How to manage family stress during the holidays
For many people holiday gatherings can be emotionally complicated.
“As a mindfulness-based psychotherapist, I often remind people that the holidays are not stressful because families are ‘difficult,’” explained Arati Patel, LMFT. “They are stressful because old patterns, unspoken expectations and emotional histories all gather in the same room. Peace is possible, but it rarely happens by accident. It comes from intention, boundaries and emotional regulation.”
Here are strategies she often shares with clients to help keep the peace during holiday gatherings.
Set Realistic Expectations
Zig Ziglar said, “Expect the best. Prepare for the worst.” When it comes to family gatherings, however, this isn’t necessarily the best advice. Instead, it’s better to be realistic about your expectations. Patel said to go into the holiday with a clear sense of what your family members are capable of. She explained that expecting someone to behave in a way they never have usually leads to disappointment, and accepting people as they are lowers tension.
Do a Quick Check-In Before Entering a Gathering
For the best results, Patel suggested checking in with yourself right before meeting with family members.
“Notice how you feel in your body,” she said. “If you are already stressed, take a few slow breaths or a short walk before going in. A regulated nervous system helps prevent reactive conversations.”
Box breathing can be a helpful way to regulate your nervous system, lower stress and calm your mind. Here’s how to do it:
- Slowly breathe out, clearing the air from your lungs.
- Slowly breathe in through your nose while counting to four.
- Hold your breath while counting to four.
- Exhale slowly through your mouth while counting to four.
- Hold your breath while counting to four.
- Start over with step one and repeat the cycle three to four times.
Know Your ‘No-Go’ Topics
Patel recommended identifying the conversations that create conflict for you ahead of the gathering. This will keep you from being caught off guard and ready to respond quickly and calmly if needed.
“If a topic comes up, it is completely appropriate to say, ‘I am not discussing that today,’ she said. “Clear, calm language often stops escalation before it begins.”
Use Time Limits
You may feel as if you have to arrive as soon as the gathering begins and stay until the end, but that might not be the best plan, according to Patel.
“You can stay for dinner without staying the entire night,” she said. “Time boundaries reduce resentment and prevent emotional fatigue.”
If you’re going to the event with someone else, agree on a departure time in advance. Then, when that time arrives, give your host a short compliment followed by your exit line, such as “Thank you for hosting. It was lovely. We’re going to head out.”
Take Breaks When Needed
It’s important to stay aware of how you’re feeling as the gathering unfolds.
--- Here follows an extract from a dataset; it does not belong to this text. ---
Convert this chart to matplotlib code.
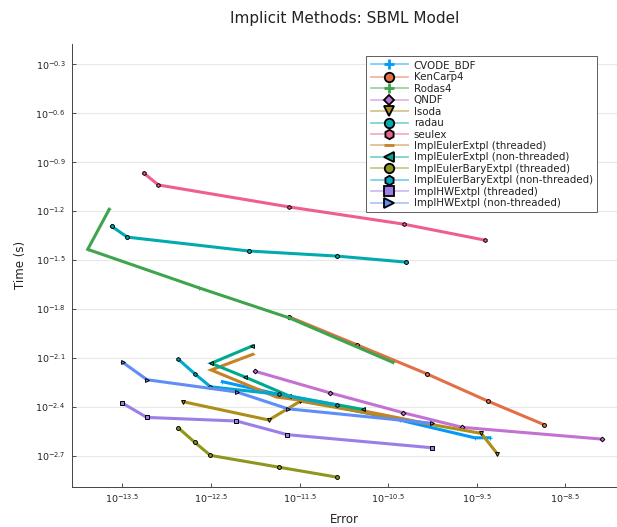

Patel said that if you feel tension rising, you should step outside, go to the restroom or take a quick breather. “Removing yourself early is a form of peacekeeping,” she added.
Practice Compassionate Listening
To practice compassionate listening, you need to set aside any judgment and focus entirely on what the person is saying without interrupting.
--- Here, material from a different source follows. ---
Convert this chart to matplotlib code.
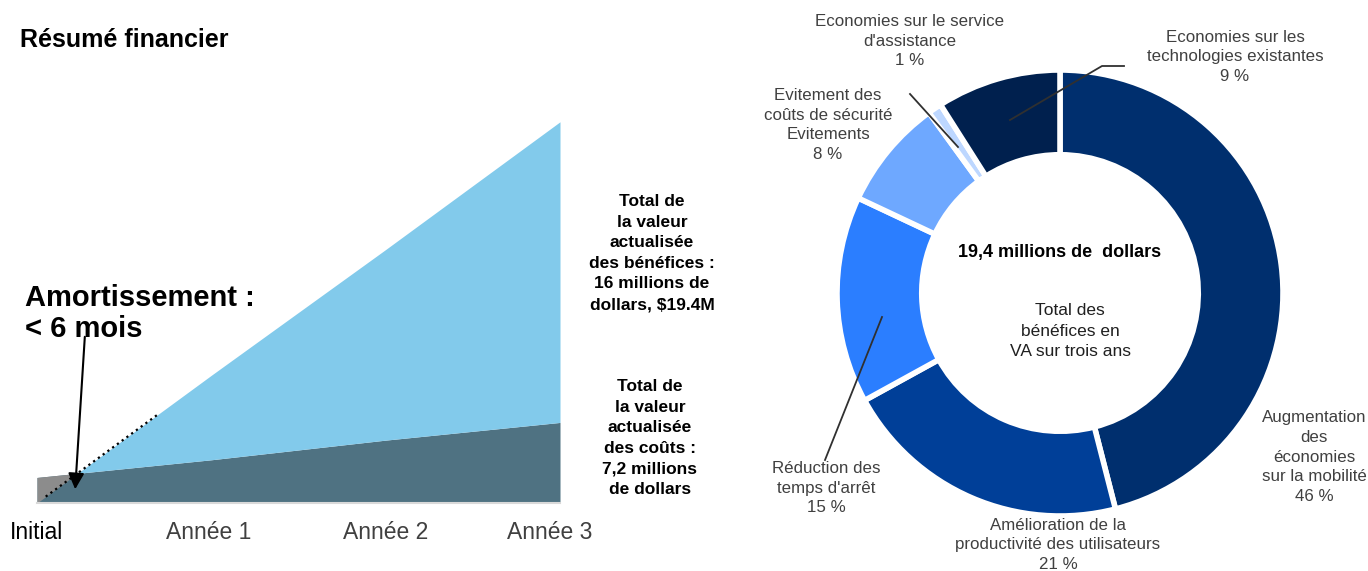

Patel pointed out that you can listen to someone without agreeing. She suggested responding with phrases like, ‘I hear what you are saying’ or ‘I see this matters to you.” Giving this sort of feedback can lower defensiveness and prevent arguments, she explained.
Limit Alcohol If Conflict Tends To Increase
Having a holiday cocktail or a glass of wine at the gathering may be tempting to take the edge off, but use your best judgment regarding your limit.
“Alcohol lowers inhibition and increases emotional intensity,” explained Patel. “Being mindful of intake protects your own regulation and the overall tone of the gathering.”
Focus on Shared Values
Patel said that even families that have strong differences usually care about connection, tradition or enjoying the moment. She added that bringing attention back to what you share can soften the room. Simple things like flipping through an old photo album, reminiscing about good times or playing a fun holiday game can break the tension and lighten the mood.
Have an Exit Plan
It’s important to decide in advance what you will do if things become too tense, Patel said. She added that it’s completely valid to leave early or take space.
“Keeping the peace is not about silencing yourself or managing everyone else,” she explained. “It is about staying grounded, choosing your responses intentionally and caring for your emotional well-being in real time.”
If you do have to leave quickly, you can text your host from the car to thank them.